For general independent entries the rotation that handled the Gaussian case is not available: only the Gaussian is rotation invariant, so for any other distribution the rotated coordinates $Q^\top X$ , while still sub-Gaussian, are no longer independent, and the clean weighted sum of squares falls apart. The inequality holds anyway. For a random vector with independent, mean-zero, sub-Gaussian entries of sub-Gaussian norm at most $K$ (the scale on which the entries’ own tails decay like $e^{-x^2/K^2}$ ),

\Pr\big[\,|X^\top A X - \mathbb{E}\,X^\top A X| \ge t\,\big] \;\le\; 2\exp\!\left(-c\min\!\left(\frac{t^2}{K^4\|A\|_F^2},\; \frac{t}{K^2\|A\|}\right)\right),

the same two-regime shape, with $K$ tracking how heavy the entries are.

The general proof splits the form along its diagonal,

X^\top A X = \underbrace{\sum_i A_{ii} X_i^2}_{\text{diagonal}} + \underbrace{\sum_{i \ne j} A_{ij} X_i X_j}_{\text{off-diagonal}}.

The diagonal part is a sum of independent variables $A_{ii} X_i^2$ ; it carries the mean $\operatorname{tr}(A)$ and concentrates by Bernstein’s inequality (the same sub-exponential bound used above, now for a sum rather than after a rotation), no harder than the Gaussian case.

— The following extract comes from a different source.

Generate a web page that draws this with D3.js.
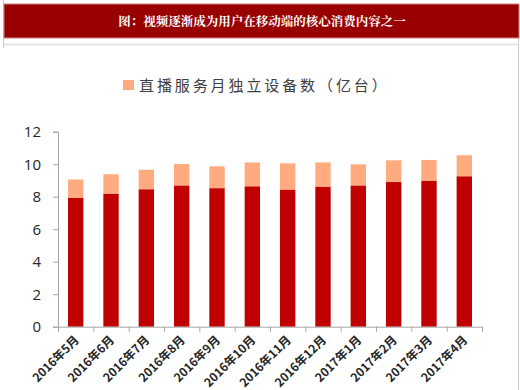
<!DOCTYPE html>
<html><head><meta charset="utf-8">
<script src="https://cdn.jsdelivr.net/npm/d3@7"></script>
<style>body{margin:0;background:#fff;}svg{display:block;}</style>
</head><body>
<script>
const title = "图：视频逐渐成为用户在移动端的核心消费内容之一";
const legendLabel = "直播服务月独立设备数（亿台）";
const categories = ["2016年5月","2016年6月","2016年7月","2016年8月","2016年9月","2016年10月","2016年11月","2016年12月","2017年1月","2017年2月","2017年3月","2017年4月"];
const lowerValues = [7.92, 8.17, 8.45, 8.68, 8.52, 8.63, 8.42, 8.60, 8.68, 8.90, 8.97, 9.25];
const totalValues = [9.06, 9.38, 9.66, 10.01, 9.87, 10.11, 10.05, 10.11, 9.99, 10.24, 10.26, 10.55];
const yTicks = [0, 2, 4, 6, 8, 10, 12];

const W = 520, H = 390;
const svg = d3.select("body").append("svg").attr("width", W).attr("height", H);

// frame lines
svg.append("line").attr("x1",3.5).attr("x2",3.5).attr("y1",0).attr("y2",48).attr("stroke","#c8c8c8");
svg.append("line").attr("x1",518.5).attr("x2",518.5).attr("y1",38).attr("y2",390).attr("stroke","#c8c8c8");
svg.append("line").attr("x1",4).attr("x2",520).attr("y1",44.5).attr("y2",44.5).attr("stroke","#e6e6e6").attr("stroke-width",2);

// title bar
svg.append("rect").attr("x",4).attr("y",4).attr("width",515).attr("height",34)
  .attr("fill","#990000").attr("stroke","#d08080").attr("stroke-width",1);
svg.append("text").attr("x",262).attr("y",26).attr("text-anchor","middle")
  .attr("fill","#fff").attr("font-size",12.5).attr("font-weight","bold")
  .attr("font-family","'Noto Serif CJK SC','Noto Sans CJK SC',serif")
  .text(title);

// legend
svg.append("rect").attr("x",123).attr("y",80).attr("width",11).attr("height",10).attr("fill","#ffaa7f");
svg.append("text").attr("x",139).attr("y",91).attr("fill","#404040").attr("font-size",15)
  .attr("letter-spacing",2.9)
  .attr("font-family","'Noto Sans CJK SC',sans-serif").text(legendLabel);

const x0 = 58, x1 = 482, yTop = 131.7, yBot = 326.7;
const x = d3.scaleBand().domain(categories).range([x0, x1]).paddingInner(0.565).paddingOuter(0.283);
const y = d3.scaleLinear().domain([0, 12]).range([yBot, yTop]);

// bars
const g = svg.append("g");
g.selectAll(".top").data(categories).enter().append("rect")
  .attr("x", d => x(d)).attr("width", x.bandwidth())
  .attr("y", (d,i) => y(totalValues[i])).attr("height", (d,i) => y(lowerValues[i]) - y(totalValues[i]))
  .attr("fill","#ffaa7f");
g.selectAll(".low").data(categories).enter().append("rect")
  .attr("x", d => x(d)).attr("width", x.bandwidth())
  .attr("y", (d,i) => y(lowerValues[i])).attr("height", (d,i) => y(0) - y(lowerValues[i]))
  .attr("fill","#c00000");

// y axis
const yAxis = svg.append("g").attr("transform",`translate(${x0},0)`)
  .call(d3.axisLeft(y).tickValues(yTicks).tickSize(5).tickPadding(12).tickFormat(d3.format("d")));
yAxis.select(".domain").attr("stroke","#a6a6a6");
yAxis.selectAll(".tick line").attr("stroke","#a6a6a6");
yAxis.selectAll("text").attr("fill","#262626").attr("font-size",15)
  .attr("font-family","'Open Sans','Liberation Sans',sans-serif");

// x axis
const xAxis = svg.append("g").attr("transform",`translate(0,${yBot})`);
xAxis.append("line").attr("x1",x0).attr("x2",x1).attr("y1",0.5).attr("y2",0.5).attr("stroke","#a6a6a6");
xAxis.selectAll(".xt").data(d3.range(categories.length+1)).enter().append("line")
  .attr("x1", i => x0 + i*(x1-x0)/categories.length + 0.5)
  .attr("x2", i => x0 + i*(x1-x0)/categories.length + 0.5)
  .attr("y1",0).attr("y2",5).attr("stroke","#a6a6a6");
xAxis.selectAll(".xl").data(categories).enter().append("text")
  .attr("transform", d => `translate(${x(d) + x.bandwidth()/2 + 4},${14}) rotate(-45)`)
  .attr("text-anchor","end").attr("fill","#262626").attr("font-size",12).attr("font-weight","bold")
  .attr("font-family","'Noto Sans CJK SC',sans-serif")
  .text(d => d);
</script>
</body></html>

The off-diagonal part has mean zero and is the real content of the theorem. Its terms $X_i X_j$ share variables, so they are not independent, and the standard handle is decoupling: replace one copy of $X$ by an independent copy $X'$ , so that conditionally on $X'$ the off-diagonal sum $\sum_{i\ne j} A_{ij} X_i X_j'$ is a linear form in the independent variables $X_i$ , which sub-Gaussian tools control directly. Carrying that through reproduces the same two norms.

Applications

The inequality is a standard tool wherever a squared length or an energy has to be pinned to its mean.

Length and distance concentration. $\|X\|^2$ around $n$ is the case $A = I$ . More generally $\|Mx\|^2 = x^\top(M^\top M)x$ concentrates around its mean for a fixed map $M$ , which is how one shows random features or embeddings preserve magnitudes.
Random projections. Projecting a fixed vector with a random matrix preserves its length up to a factor $1 \pm \varepsilon$ . The fluctuation of $\|\Pi x\|^2$ is a quadratic form, and Hanson–Wright supplies the failure probability that feeds the Johnson–Lindenstrauss lemma.
Covariance estimation. Controlling $x^\top(\hat\Sigma - \Sigma)x$ , the error of a sample covariance in a fixed direction, is a quadratic form in the data.
As a lemma. It is the usual way to show $x^\top A x$ is close to its mean for one $x$ , then combined with the ε-net argument to make the statement hold uniformly over the whole sphere of directions.

References

David L. Hanson, Farroll T. Wright. A bound on tail probabilities for quadratic forms in independent random variables. The Annals of Mathematical Statistics, 42(3):1079–1083, 1971. The original.
Mark Rudelson, Roman Vershynin. Hanson-Wright inequality and sub-gaussian concentration. Electronic Communications in Probability, 18, no. 82, 1–9, 2013. The modern statement with the two norms and a clean proof by decoupling.
Roman Vershynin. High-Dimensional Probability: An Introduction with Applications in Data Science. Cambridge University Press, 2018. Chapter 6 states and proves the inequality; the sub-exponential and Bernstein bounds it rests on are developed in Chapter 2.
Stéphane Boucheron, Gábor Lugosi, Pascal Massart. Concentration Inequalities: A Nonasymptotic Theory of Independence. Oxford University Press, 2013. Background on sub-gamma variables and the Bernstein bound behind the two regimes.